### WHAT YOU NEED TO DO
Omit every picture, and retype the lines that run from the beginning of the data below through the line containing "bg.set_axis_off()", inclusive.

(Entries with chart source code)
[START]

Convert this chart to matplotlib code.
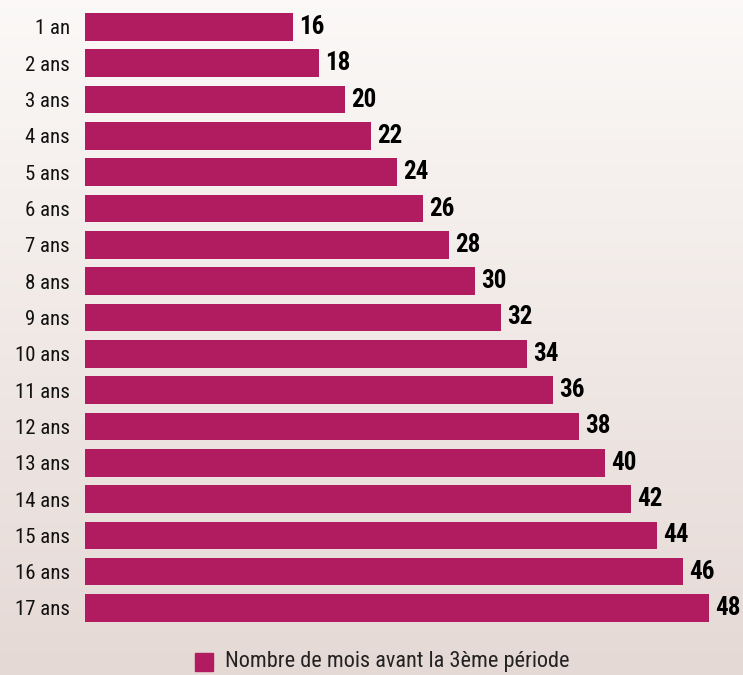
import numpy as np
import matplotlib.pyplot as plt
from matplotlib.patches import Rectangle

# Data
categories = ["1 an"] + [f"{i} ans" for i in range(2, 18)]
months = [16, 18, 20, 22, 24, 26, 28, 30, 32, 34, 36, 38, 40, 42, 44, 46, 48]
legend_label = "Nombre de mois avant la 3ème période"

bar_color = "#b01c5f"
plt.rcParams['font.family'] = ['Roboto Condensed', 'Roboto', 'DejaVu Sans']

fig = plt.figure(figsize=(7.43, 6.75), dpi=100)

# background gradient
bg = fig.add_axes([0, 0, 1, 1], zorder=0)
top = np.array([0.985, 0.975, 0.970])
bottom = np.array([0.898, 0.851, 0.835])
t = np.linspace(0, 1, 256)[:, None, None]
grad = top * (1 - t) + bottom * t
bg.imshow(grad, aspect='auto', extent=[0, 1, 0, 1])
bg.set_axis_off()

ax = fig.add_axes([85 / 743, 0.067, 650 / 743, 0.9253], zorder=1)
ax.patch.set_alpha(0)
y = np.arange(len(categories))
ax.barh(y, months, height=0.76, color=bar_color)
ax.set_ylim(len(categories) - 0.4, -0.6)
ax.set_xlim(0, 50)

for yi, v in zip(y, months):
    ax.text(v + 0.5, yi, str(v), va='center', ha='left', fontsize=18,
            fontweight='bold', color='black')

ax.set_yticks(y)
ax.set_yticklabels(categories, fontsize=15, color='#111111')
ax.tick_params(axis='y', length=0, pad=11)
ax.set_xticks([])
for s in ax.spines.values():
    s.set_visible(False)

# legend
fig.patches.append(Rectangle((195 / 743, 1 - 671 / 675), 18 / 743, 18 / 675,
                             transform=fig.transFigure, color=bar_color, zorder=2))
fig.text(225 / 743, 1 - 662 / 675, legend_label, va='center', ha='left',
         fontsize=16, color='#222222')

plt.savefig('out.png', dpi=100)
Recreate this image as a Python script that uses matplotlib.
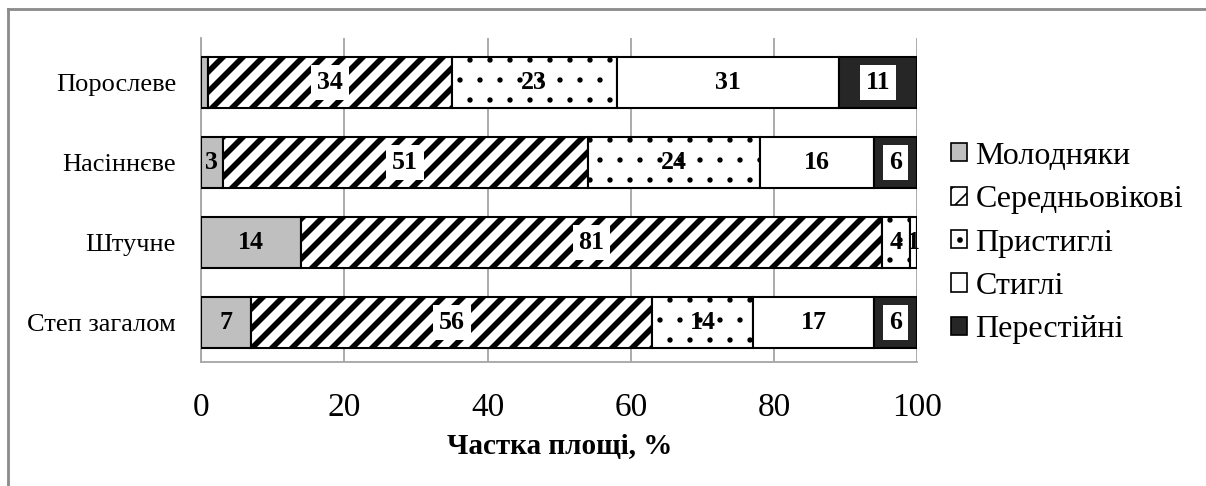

[END]

### EXERCISE SOLUTION
Convert this chart to matplotlib code.
import numpy as np
import matplotlib.pyplot as plt
from matplotlib.patches import Rectangle

# Data
categories = ["1 an"] + [f"{i} ans" for i in range(2, 18)]
months = [16, 18, 20, 22, 24, 26, 28, 30, 32, 34, 36, 38, 40, 42, 44, 46, 48]
legend_label = "Nombre de mois avant la 3ème période"

bar_color = "#b01c5f"
plt.rcParams['font.family'] = ['Roboto Condensed', 'Roboto', 'DejaVu Sans']

fig = plt.figure(figsize=(7.43, 6.75), dpi=100)

# background gradient
bg = fig.add_axes([0, 0, 1, 1], zorder=0)
top = np.array([0.985, 0.975, 0.970])
bottom = np.array([0.898, 0.851, 0.835])
t = np.linspace(0, 1, 256)[:, None, None]
grad = top * (1 - t) + bottom * t
bg.imshow(grad, aspect='auto', extent=[0, 1, 0, 1])
bg.set_axis_off()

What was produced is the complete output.